◆ **Recorded information**:
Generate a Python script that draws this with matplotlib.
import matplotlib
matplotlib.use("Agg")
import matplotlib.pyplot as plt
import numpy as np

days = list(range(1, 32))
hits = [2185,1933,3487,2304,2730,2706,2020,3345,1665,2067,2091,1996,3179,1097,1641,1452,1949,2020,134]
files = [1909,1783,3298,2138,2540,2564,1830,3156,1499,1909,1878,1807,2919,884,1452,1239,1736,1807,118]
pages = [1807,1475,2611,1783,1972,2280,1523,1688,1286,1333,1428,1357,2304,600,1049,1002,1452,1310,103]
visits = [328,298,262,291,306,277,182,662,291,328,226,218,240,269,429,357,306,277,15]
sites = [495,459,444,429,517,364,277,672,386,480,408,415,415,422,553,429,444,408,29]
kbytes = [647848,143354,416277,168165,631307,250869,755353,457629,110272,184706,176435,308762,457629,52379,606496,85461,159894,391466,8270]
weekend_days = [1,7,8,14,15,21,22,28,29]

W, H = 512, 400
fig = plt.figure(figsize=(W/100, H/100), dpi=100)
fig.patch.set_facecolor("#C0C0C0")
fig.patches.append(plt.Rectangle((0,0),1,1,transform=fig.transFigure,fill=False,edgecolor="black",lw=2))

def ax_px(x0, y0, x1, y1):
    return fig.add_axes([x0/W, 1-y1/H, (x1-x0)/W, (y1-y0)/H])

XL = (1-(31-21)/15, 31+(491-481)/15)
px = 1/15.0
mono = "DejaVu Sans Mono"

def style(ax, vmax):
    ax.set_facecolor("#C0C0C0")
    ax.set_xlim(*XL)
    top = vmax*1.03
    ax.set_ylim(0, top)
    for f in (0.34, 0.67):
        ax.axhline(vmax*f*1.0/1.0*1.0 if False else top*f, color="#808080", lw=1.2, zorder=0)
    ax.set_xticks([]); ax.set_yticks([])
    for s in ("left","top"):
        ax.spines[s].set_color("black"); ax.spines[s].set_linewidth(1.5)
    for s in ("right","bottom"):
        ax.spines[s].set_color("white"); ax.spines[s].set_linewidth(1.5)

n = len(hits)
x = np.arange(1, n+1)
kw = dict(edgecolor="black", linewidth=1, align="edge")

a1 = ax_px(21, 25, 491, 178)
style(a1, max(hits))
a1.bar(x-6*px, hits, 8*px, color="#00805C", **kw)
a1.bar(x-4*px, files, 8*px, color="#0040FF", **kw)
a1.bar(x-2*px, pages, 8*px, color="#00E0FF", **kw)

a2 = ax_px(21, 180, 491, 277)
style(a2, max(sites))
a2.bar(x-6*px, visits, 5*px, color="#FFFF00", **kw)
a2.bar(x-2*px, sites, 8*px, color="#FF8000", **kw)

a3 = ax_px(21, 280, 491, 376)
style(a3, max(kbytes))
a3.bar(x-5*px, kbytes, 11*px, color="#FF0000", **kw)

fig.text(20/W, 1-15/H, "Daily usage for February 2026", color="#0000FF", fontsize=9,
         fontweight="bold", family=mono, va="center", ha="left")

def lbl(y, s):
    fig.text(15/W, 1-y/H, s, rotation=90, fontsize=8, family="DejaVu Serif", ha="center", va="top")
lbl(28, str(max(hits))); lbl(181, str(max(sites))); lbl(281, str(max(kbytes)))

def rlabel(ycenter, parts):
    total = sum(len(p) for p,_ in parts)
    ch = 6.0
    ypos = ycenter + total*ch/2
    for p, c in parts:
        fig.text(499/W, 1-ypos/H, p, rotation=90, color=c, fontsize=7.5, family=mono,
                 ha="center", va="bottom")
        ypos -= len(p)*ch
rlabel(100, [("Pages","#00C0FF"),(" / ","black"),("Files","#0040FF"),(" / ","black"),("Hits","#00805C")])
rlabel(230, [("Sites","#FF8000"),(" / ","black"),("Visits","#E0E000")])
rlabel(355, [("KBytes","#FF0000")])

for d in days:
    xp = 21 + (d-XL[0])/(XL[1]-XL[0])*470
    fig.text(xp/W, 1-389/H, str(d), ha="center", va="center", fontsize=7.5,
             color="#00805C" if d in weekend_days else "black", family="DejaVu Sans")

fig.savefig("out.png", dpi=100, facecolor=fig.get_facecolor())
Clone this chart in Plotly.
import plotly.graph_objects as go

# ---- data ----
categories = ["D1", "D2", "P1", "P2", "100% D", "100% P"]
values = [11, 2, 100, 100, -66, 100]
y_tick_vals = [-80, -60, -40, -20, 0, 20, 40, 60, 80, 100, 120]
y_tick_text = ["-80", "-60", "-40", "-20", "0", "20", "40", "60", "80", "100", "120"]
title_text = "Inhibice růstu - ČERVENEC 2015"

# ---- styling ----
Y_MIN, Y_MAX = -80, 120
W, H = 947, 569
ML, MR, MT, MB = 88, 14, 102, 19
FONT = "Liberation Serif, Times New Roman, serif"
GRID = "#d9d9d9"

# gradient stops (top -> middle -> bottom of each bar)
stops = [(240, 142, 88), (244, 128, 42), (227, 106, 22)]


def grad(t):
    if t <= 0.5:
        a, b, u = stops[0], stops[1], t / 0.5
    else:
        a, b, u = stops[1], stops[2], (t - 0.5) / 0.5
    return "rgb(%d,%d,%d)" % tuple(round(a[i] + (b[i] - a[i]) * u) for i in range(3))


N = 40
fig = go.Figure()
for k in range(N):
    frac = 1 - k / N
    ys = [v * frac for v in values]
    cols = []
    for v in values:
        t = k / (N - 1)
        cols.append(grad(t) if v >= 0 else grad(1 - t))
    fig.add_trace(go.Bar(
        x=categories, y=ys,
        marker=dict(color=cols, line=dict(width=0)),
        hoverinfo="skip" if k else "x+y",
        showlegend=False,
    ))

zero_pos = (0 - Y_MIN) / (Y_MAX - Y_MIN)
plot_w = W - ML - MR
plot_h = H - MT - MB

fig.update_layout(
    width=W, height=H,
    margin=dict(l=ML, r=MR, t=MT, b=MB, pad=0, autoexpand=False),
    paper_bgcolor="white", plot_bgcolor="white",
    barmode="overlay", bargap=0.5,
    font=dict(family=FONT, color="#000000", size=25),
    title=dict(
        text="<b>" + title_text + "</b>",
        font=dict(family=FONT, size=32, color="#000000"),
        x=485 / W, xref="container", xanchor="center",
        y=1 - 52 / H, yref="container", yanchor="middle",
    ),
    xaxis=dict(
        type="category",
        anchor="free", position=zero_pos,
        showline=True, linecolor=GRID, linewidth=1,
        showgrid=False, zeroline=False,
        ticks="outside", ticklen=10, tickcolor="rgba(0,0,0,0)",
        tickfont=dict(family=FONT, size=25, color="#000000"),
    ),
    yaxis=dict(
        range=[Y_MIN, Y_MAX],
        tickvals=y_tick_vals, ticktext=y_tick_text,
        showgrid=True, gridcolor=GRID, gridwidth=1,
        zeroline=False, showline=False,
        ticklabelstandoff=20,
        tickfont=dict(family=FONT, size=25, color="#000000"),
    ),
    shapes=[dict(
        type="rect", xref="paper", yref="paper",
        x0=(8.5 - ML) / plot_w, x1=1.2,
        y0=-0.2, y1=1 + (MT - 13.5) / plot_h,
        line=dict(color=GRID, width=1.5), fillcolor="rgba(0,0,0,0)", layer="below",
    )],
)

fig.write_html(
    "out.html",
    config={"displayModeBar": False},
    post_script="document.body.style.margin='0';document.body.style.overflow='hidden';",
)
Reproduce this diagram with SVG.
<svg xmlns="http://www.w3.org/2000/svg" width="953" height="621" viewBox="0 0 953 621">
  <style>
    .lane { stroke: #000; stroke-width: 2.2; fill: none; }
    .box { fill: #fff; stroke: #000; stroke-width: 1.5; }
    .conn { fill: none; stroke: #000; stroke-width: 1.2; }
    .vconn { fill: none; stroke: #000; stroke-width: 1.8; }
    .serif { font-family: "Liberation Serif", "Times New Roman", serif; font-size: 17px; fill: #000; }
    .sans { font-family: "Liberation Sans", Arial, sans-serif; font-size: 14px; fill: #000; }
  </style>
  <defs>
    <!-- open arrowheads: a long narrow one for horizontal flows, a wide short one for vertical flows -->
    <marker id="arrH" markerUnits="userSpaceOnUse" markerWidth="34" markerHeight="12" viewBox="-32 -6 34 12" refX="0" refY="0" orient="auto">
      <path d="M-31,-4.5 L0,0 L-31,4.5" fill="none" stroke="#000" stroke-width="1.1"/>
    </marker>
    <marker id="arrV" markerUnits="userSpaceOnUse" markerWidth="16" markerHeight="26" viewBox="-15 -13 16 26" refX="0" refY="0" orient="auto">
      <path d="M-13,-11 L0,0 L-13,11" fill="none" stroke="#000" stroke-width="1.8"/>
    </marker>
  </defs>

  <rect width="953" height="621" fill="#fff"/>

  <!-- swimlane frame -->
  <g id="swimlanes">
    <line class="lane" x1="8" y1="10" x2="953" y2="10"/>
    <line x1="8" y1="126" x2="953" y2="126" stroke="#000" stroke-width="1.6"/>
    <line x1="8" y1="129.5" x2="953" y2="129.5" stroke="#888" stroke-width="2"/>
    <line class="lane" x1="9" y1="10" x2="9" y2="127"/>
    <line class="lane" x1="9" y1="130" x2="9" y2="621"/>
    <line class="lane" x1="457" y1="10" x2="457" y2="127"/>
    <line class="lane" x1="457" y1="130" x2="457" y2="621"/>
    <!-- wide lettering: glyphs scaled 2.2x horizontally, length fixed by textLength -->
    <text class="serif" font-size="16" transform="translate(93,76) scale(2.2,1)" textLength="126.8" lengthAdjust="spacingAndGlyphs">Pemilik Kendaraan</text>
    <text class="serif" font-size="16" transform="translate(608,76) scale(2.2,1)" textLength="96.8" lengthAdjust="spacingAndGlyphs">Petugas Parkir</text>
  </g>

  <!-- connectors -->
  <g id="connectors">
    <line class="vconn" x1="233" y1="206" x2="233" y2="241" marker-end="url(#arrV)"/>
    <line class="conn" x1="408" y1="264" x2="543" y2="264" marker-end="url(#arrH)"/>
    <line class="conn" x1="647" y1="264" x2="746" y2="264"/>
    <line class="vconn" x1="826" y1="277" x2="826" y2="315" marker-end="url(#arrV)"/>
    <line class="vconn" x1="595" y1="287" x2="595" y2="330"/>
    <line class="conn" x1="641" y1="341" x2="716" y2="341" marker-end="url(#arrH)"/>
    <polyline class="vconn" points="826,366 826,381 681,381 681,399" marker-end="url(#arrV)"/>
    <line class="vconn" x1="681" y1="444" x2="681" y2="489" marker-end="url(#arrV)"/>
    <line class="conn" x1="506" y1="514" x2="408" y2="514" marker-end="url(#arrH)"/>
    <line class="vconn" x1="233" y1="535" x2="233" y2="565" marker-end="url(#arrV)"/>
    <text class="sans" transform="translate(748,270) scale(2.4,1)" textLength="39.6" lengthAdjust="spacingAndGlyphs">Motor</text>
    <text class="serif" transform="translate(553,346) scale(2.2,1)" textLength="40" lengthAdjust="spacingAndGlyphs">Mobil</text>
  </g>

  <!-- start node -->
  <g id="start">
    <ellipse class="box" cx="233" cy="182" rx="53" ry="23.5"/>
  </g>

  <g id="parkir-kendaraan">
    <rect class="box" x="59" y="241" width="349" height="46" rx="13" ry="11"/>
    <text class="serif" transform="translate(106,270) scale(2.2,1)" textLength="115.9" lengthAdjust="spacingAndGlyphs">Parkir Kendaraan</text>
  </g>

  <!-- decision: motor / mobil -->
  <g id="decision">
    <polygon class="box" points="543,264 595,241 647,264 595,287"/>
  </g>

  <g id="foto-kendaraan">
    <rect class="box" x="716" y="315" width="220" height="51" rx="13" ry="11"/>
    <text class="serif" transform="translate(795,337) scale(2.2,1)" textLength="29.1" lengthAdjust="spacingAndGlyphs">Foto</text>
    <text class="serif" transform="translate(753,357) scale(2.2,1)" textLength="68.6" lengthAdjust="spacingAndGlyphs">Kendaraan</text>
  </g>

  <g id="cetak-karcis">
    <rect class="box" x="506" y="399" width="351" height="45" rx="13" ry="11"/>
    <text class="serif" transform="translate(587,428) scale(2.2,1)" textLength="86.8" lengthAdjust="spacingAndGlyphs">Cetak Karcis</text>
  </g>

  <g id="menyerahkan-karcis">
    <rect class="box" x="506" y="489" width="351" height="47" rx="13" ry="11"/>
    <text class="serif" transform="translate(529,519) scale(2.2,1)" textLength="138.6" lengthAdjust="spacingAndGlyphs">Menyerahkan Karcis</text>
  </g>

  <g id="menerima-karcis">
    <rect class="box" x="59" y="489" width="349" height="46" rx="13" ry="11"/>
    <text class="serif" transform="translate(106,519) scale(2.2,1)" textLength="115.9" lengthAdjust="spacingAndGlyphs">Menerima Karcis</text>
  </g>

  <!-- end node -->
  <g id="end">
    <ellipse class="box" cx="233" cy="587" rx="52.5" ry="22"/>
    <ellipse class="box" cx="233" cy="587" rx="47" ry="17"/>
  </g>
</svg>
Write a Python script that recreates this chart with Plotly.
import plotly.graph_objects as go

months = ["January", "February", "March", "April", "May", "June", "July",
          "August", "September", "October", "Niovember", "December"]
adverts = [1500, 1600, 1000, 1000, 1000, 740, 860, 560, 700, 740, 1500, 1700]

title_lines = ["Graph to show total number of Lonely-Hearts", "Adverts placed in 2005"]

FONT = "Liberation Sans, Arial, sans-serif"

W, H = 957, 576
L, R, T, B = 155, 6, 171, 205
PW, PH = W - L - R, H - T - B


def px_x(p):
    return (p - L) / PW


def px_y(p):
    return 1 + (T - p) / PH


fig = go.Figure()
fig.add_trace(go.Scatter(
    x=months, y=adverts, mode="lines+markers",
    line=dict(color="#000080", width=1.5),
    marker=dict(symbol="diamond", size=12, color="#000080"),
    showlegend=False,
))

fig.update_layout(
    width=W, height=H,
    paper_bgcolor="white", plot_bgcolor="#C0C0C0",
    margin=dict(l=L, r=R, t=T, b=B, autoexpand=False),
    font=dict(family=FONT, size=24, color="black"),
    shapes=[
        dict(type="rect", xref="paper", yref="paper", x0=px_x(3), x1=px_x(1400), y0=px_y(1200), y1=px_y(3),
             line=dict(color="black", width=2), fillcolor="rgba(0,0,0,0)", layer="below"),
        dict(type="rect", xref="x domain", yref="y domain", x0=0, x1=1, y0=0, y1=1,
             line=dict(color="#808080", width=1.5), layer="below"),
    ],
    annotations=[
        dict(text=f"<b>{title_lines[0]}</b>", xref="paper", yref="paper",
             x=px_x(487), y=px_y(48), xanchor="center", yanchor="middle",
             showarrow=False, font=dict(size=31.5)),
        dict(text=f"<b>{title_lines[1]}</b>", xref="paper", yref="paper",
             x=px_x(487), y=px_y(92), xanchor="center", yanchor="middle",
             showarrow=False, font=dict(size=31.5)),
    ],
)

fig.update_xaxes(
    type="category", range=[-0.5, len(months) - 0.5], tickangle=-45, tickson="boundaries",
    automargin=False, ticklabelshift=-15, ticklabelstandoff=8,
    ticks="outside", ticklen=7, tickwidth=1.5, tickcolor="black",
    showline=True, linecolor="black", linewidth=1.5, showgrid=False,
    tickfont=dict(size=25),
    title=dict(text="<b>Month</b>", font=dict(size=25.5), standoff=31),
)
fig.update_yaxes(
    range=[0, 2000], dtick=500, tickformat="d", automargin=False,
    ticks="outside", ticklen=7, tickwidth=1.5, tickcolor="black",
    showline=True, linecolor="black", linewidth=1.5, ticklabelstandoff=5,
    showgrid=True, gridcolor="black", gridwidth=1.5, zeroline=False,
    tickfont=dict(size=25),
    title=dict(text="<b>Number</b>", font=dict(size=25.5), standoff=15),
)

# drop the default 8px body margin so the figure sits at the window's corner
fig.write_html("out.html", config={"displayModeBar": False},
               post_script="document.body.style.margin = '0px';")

◆ **Stated problem**: Return, please, the lines of the data from the first through the line containing "import numpy as np", both kept, exactly as they stand and nothing more.

◆ **Exercise solution**:
Generate a Python script that draws this with matplotlib.
import matplotlib
matplotlib.use("Agg")
import matplotlib.pyplot as plt
import numpy as np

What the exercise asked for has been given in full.